I think there's two facets to this. On one hand you have rabid fanboys who take anything said or even hinted at as gospel, and are equally eager to reject anything that doesn't come from the source of their reverence. They are of course a minority, but a very annoying one. On the other hand you have the guys working on SC with a very transparent development process - which I think is an interesting and bold thing to have - but my beef with how they're doing things is that it was readily apparent to anyone with a bit of experience that their schedule was incredibly optimistic, to use a positive term.
Does that mean they're incompetent? No! But like any big software project it's a question of who's making the technical decisions, and I don't get the feeling that they've fully understood the gravity of all the things ahead of them. That's just a feeling, I might be wrong, but eh...
The press statements are another thing entirely. So to take them at their word, when they announced the last DFM timeline they were talking about stuff like "warming up the caches" - which is just mumbo-jumbo, it doesn't mean a thing. Oh you mean the web cache for when the released binary is to be distributed? First of all, use varnish, second of all, no need to "warm up" anything, and even if you did, you'd need the finished binary which you don't have yet. Of course, it all sounds a lot better than "We'll work in crunch mode for a week and hope that at the last day we can produce something that's release-worthy".
Crunch mode is sometimes not avoidable due to outside influence. But it is not "good", nor should it be expected.
tl;dr version: I think the technical capabilities of CIG/RSI are not so much in question as the tone and content of their announcements with relations to the actual output. From a management perspective it would've been a lot more sensible to not try and one-up Elite Dangerous at all costs and have a release the very day before, and instead release when it's ready.
Fairly well put, I share the sentiment.
RSI set themselves up with a hard job - I think they underestimated many things, from backer expectations to the technical roadmap they were forcing upon themselves by offering so many "ideas" as stretch goals.
When you go on Kickstarter asking for money, and it starts flowing in beyond your wildest dreams, it's difficult to keep your feet on the ground.
There are no shortage of great ideas in game development, but a lot of them - usually the coolest - never make into the game, because they're just so time consuming, and you have so many other things to do. And you can't solve it by throwing more people at the problem, because (this should be a well known fact by now), more bodies makes things worse, not better.
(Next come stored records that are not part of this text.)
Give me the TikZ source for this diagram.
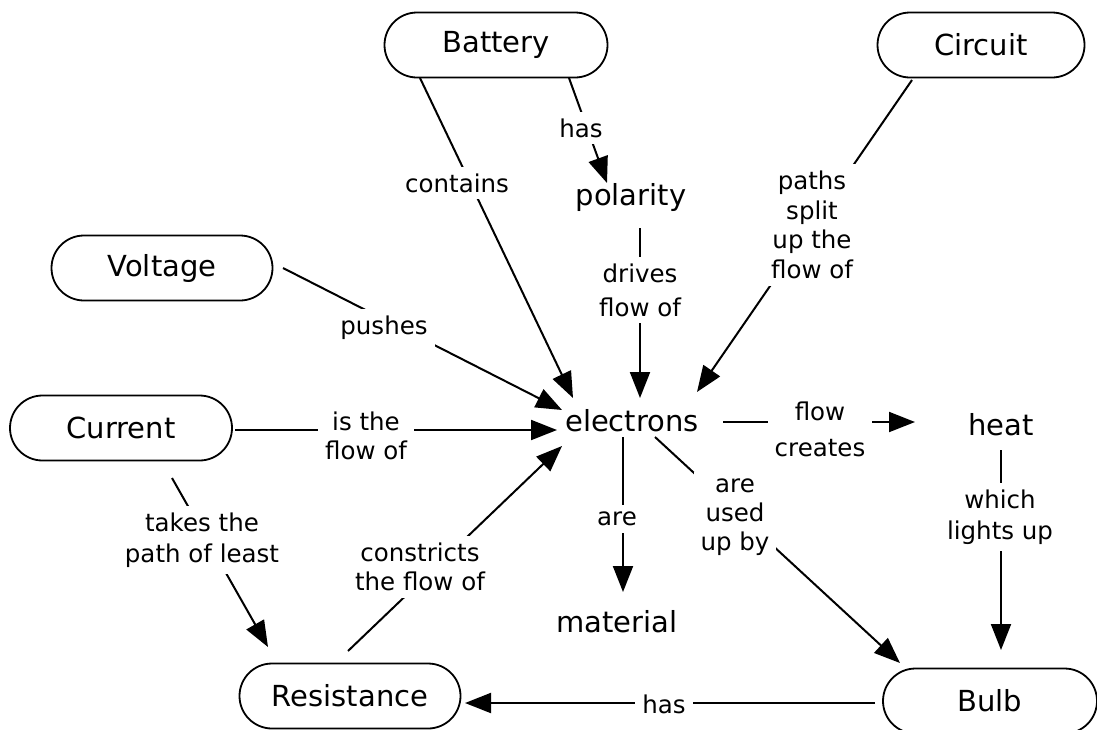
\documentclass[tikz,border=0pt]{standalone}
\usepackage{fontspec}
\setmainfont{DejaVu Sans}
\usetikzlibrary{calc,arrows.meta,shapes.misc}
\pgfdeclarelayer{bg}
\pgfsetlayers{bg,main}
\begin{document}
\begin{tikzpicture}[x=1pt,y=-1pt,
  concept/.style={rounded rectangle, draw, line width=1.8pt, minimum height=65pt,
     minimum width=221pt, inner sep=0pt, font=\fontsize{29}{34}\selectfont},
  word/.style={inner sep=0pt, font=\fontsize{29}{34}\selectfont},
  lab/.style={fill=white, inner sep=7pt, align=center, font=\fontsize{24.5}{30}\selectfont},
  conn/.style={line width=2pt},
  arr/.style={conn, -{Triangle[length=26pt,width=20pt]}}]
\useasboundingbox (0,0) rectangle (1097,729);
% concepts
\node[concept, minimum width=223pt] (battery) at (496,45) {Battery};
\node[concept, minimum width=207pt] (circuit) at (981,45) {Circuit};
\node[concept] (voltage) at (162,268) {Voltage};
\node[concept, minimum width=222pt] (current) at (121,428) {Current};
\node[concept] (resistance) at (350,696) {Resistance};
\node[concept, minimum width=214pt] (bulb) at (990,701) {Bulb};
\node[word] (polarity) at (631,197) {polarity};
\node[word] (electrons) at (632,421) {electrons};
\node[word] (heat) at (1001,425) {heat};
\node[word] (material) at (617,622) {material};
% linking phrases
\node[lab] (l1) at (457,183) {contains};
\node[lab] (l2) at (581,128) {has};
\node[lab, font=\fontsize{24.5}{34}\selectfont] (l3) at (640,290) {drives\\flow of};
\node[lab, font=\fontsize{24.5}{29.5}\selectfont] (l4) at (812,225) {paths\\split\\up the\\flow of};
\node[lab] (l5) at (384,328) {pushes};
\node[lab, font=\fontsize{24.5}{28.5}\selectfont] (l6) at (366,436) {is the\\flow of};
\node[lab, font=\fontsize{24.5}{31}\selectfont] (l7) at (202,540) {takes the\\path of least};
\node[lab, font=\fontsize{24.5}{29}\selectfont] (l8) at (420,567) {constricts\\the flow of};
\node[lab] (l9) at (617,519) {are};
\node[lab, font=\fontsize{24.5}{29}\selectfont] (l10) at (735,517) {are\\used\\up by};
\node[lab, font=\fontsize{24.5}{36}\selectfont] (l11) at (820,429) {flow\\creates};
\node[lab, font=\fontsize{24.5}{31}\selectfont] (l12) at (1000,517) {which\\lights up};
\node[lab] (l13) at (664,704) {has};
% connectors
\begin{pgfonlayer}{bg}
\draw[arr] ($(battery)+(-76,33)$) -- ($(electrons)+(-59,-23)$);
\draw[arr] ($(battery)+(73,33)$) -- ($(polarity)+(-24,-14)$);
\draw[arr] ($(polarity)+(9,31)$) -- ($(electrons)+(8,-23)$);
\draw[arr] ($(circuit)+(-69,35)$) -- ($(electrons)+(65,-29)$);
\draw[arr] ($(voltage)+(121,0)$) -- ($(electrons)+(-70,-11)$);
\draw[arr] ($(current)+(114,2)$) -- ($(electrons)+(-75,9)$);
\draw[arr] ($(current)+(51,50)$) -- ($(resistance)+(-82,-49)$);
\draw[arr] ($(resistance)+(-2,-45)$) -- ($(electrons)+(-70,25)$);
\draw[arr] ($(electrons)+(-9,16)$) -- ($(material)+(6,-30)$);
\draw[arr] ($(electrons)+(23,16)$) -- ($(bulb)+(-90,-38)$);
\draw[arr] ($(electrons)+(91,1)$) -- ($(heat)+(-86,-3)$);
\draw[arr] ($(heat)+(0,25)$) -- ($(bulb)+(11,-51)$);
\draw[arr] ($(bulb)+(-115,2)$) -- ($(resistance)+(115,7)$);
\end{pgfonlayer}
\end{tikzpicture}
\end{document}
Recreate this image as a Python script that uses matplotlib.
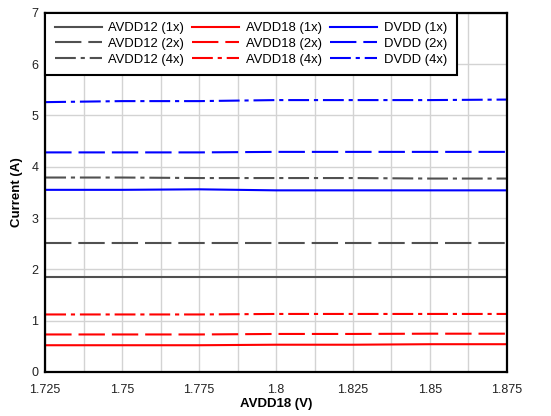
import numpy as np
import matplotlib.pyplot as plt

plt.rcParams['font.family'] = ['Liberation Sans', 'DejaVu Sans']
plt.rcParams['lines.scale_dashes'] = False

# supply voltage sweep
avdd18_v = [1.725, 1.75, 1.775, 1.8, 1.825, 1.85, 1.875]

# currents (A)
avdd12_1x = [1.86, 1.86, 1.86, 1.86, 1.86, 1.86, 1.86]
avdd12_2x = [2.52, 2.52, 2.52, 2.52, 2.52, 2.52, 2.52]
avdd12_4x = [3.79, 3.79, 3.78, 3.78, 3.78, 3.77, 3.77]
avdd18_1x = [0.52, 0.52, 0.52, 0.53, 0.53, 0.54, 0.54]
avdd18_2x = [0.73, 0.73, 0.73, 0.74, 0.74, 0.745, 0.745]
avdd18_4x = [1.12, 1.12, 1.12, 1.13, 1.13, 1.13, 1.13]
dvdd_1x = [3.55, 3.55, 3.56, 3.54, 3.54, 3.54, 3.54]
dvdd_2x = [4.28, 4.28, 4.28, 4.29, 4.29, 4.29, 4.29]
dvdd_4x = [5.26, 5.28, 5.28, 5.30, 5.30, 5.30, 5.31]

xticks = [1.725, 1.75, 1.775, 1.8, 1.825, 1.85, 1.875]
xtick_labels = ['1.725', '1.75', '1.775', '1.8', '1.825', '1.85', '1.875']

gray = '#505050'
red = '#ff0000'
blue = '#0000ff'
solid = '-'
dash = (0, (19, 5))
dashdot = (0, (15, 3.5, 3, 3.5))

fig = plt.figure(figsize=(5.51, 4.16), dpi=100)
ax = fig.add_axes([0.082, 0.106, 0.838, 0.863])

series = [
    (avdd12_1x, gray, solid, 'AVDD12 (1x)'),
    (avdd12_2x, gray, dash, 'AVDD12 (2x)'),
    (avdd12_4x, gray, dashdot, 'AVDD12 (4x)'),
    (avdd18_1x, red, solid, 'AVDD18 (1x)'),
    (avdd18_2x, red, dash, 'AVDD18 (2x)'),
    (avdd18_4x, red, dashdot, 'AVDD18 (4x)'),
    (dvdd_1x, blue, solid, 'DVDD (1x)'),
    (dvdd_2x, blue, dash, 'DVDD (2x)'),
    (dvdd_4x, blue, dashdot, 'DVDD (4x)'),
]
for y, c, ls, lab in series:
    ax.plot(avdd18_v, y, color=c, linestyle=ls, linewidth=1.5, label=lab)

ax.set_xlim(1.725, 1.875)
ax.set_ylim(0, 7)
ax.set_xticks(xticks)
ax.set_xticklabels(xtick_labels)
ax.set_xticks(np.arange(1.7375, 1.875, 0.025), minor=True)
ax.set_yticks(range(0, 8))
ax.grid(True, which='both', color='#d3d3d3', linewidth=1)
ax.set_axisbelow(True)
ax.tick_params(which='both', length=0, labelsize=9, colors='#222222')
ax.tick_params(axis='x', pad=9)
ax.tick_params(axis='y', pad=5)
for s in ax.spines.values():
    s.set_linewidth(1.6)
    s.set_color('black')

ax.set_xlabel('AVDD18 (V)', fontsize=9.5, fontweight='bold', labelpad=1)
ax.set_ylabel('Current (A)', fontsize=9.5, fontweight='bold', labelpad=6)

leg = ax.legend(loc='upper left', ncol=3, fontsize=9.4, frameon=True, fancybox=False,
                borderaxespad=0, handlelength=3.6, handletextpad=0.5,
                columnspacing=0.65, labelspacing=0.26, borderpad=0.72)
leg.get_frame().set_edgecolor('black')
leg.get_frame().set_linewidth(1.5)
leg.get_frame().set_alpha(1)

fig.savefig('out.png', dpi=100)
The post-kickstarter success has only made things worse. Not content with taking what they already have, they had to set up the most expensive looking website they could (suffers the same problem of excess - it's difficult to navigate), fill it with even more ways people can invest in the game (up to $15,000 !? and there are people complaining about Premium Beta prices!), provide all the episodic stories, and stage round-table "update" discussions with the developers. Honestly, I really felt for the artists - they have that haunted "leave me alone, I'm busy" air about them.
I don't know Chris Roberts, I've never met him or worked with anyone who has, but his public approach to problems - assuring everyone that the team will give daily updates, for example - is another alarm bell, a management approach which is hard to escape because it was set up as a promise "to our backers" right at the beginning (complete transparency). Is there anyone here working in games, that relishes having to make daily reports - not just to the boss, but joe public as well? It gets in the way.
Making games is hard. Thinking you can do it (with a middleware you didn't write, no less) and keep everyone informed every step of the way, while meeting deadlines for things that you haven't really considered, is dangerous.
I look forward to playing Star Citizen, and I've not got any interest in knocking it - I'm purely observing here - but, as an artist myself, I feel for the guys that are having to actually make this stuff. They're not the ones that made all the promises, but they sure as heck are the ones who're taking the beating and long hours over it.
I guess I should leave a cynical note after all:
300,000 triangles per player ship. What!?